Die Spendenbeschaffung über die SV und die Fördergesellschaften lohnte sich für Adenauer. 18,5 Millionen Mark investierte die CDU in den Bundestagswahlkampf 1957. Dieser kostspielige Wahlkampf war rein wirtschaftsfinanziert. Die Union deklassierte die SPD und gewann mit 50,2 Prozent der Stimmen zum ersten und bis heute einzigen Mal die absolute Mehrheit. Ihre Blütezeit erlebte die SV in den sechziger und siebziger Jahren. Das Inkassogeschäft lief bestens. Mittlerweile kümmerte sich die Organisation um die Spenden der 125 größten deutschen Unternehmen. Die Geschicke lenkten nach wie vor die beiden BDI-Funktionäre Fritz Berg und Gustav Stein. Dritter im Bunde war der Wirtschaftsprüfer Hans Buwert, auch er ein Gründungsmitglied. Buwert hatte vor 1945 – wie auch Stein – der NSDAP angehört, er war Hauptschriftleiter des NS-Kampfblattes »Die nationale Wirtschaft« gewesen. In der SV waren etliche frühere Nazis am Werk. Deren nationalsozialistische Vergangenheit war den Spitzen von Union und FDP durchaus bekannt, störte sie aber nicht, solange das Geld floss. Und das floss reichlich. Von Deutscher bis Dresdner Bank, von Karstadt bis Kaufhof, von Mercedes bis Porsche, von Hoechst bis Bayer, vom Waschmittelkonzern Henkel bis zur Marmeladenfabrik Zentis – alle leisteten pflichtschuldig ihren Obolus. Insgesamt verzeichnete die SV alleine zwischen 1969 und 1980 Einnahmen in Höhe von etwa 218 Millionen Mark. Dann flog das illegale System auf.

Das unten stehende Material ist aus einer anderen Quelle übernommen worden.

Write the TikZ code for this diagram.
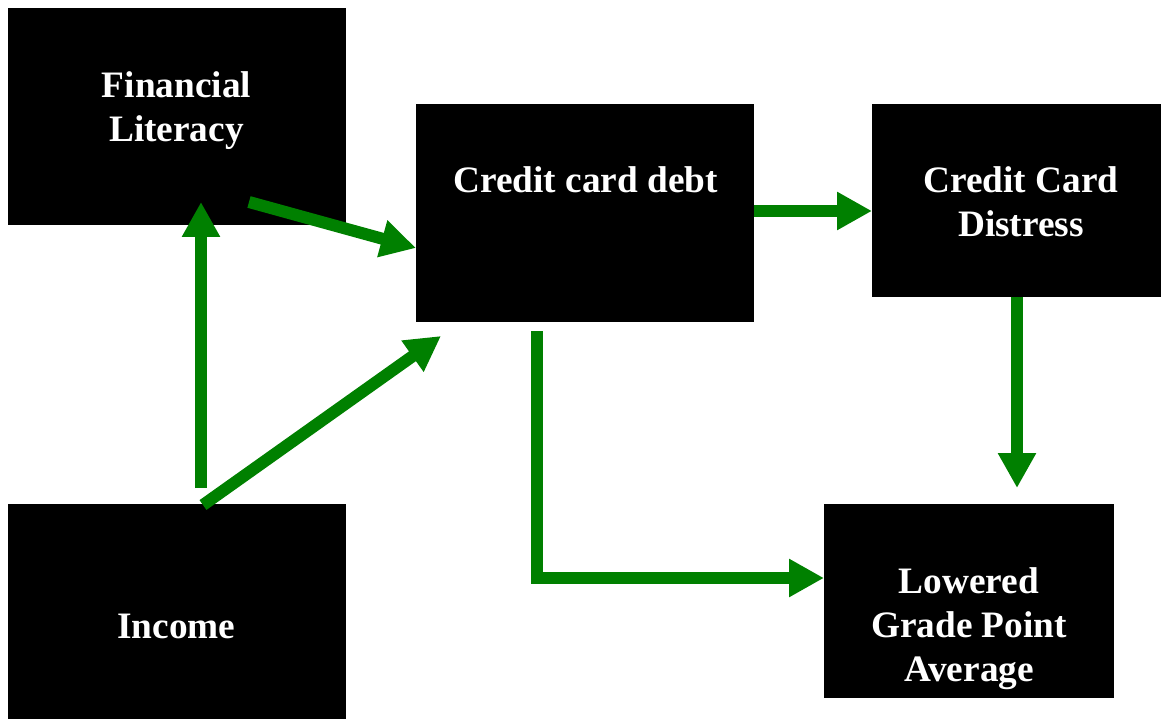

Und heute? Da muss die nordrhein-westfälische CDU während ihrer Regierungszeit potentiellen Sponsoren für 20 000 Euro ein sogenanntes Partnerpaket für den Landesparteitag anbieten – »Einzelgespräche mit dem Ministerpräsidenten und den Minister/innen« inbegriffen. »Rent a Rüttgers«, höhnten Opposition und Medien. Da spendiert Zentis dem CDU-Mann Christian Wulff noch gerade mal einen Ausflug zum Deutschen Filmball 2010 samt Übernachtung im Bayerischen Hof. Irgendwie popelig, oder?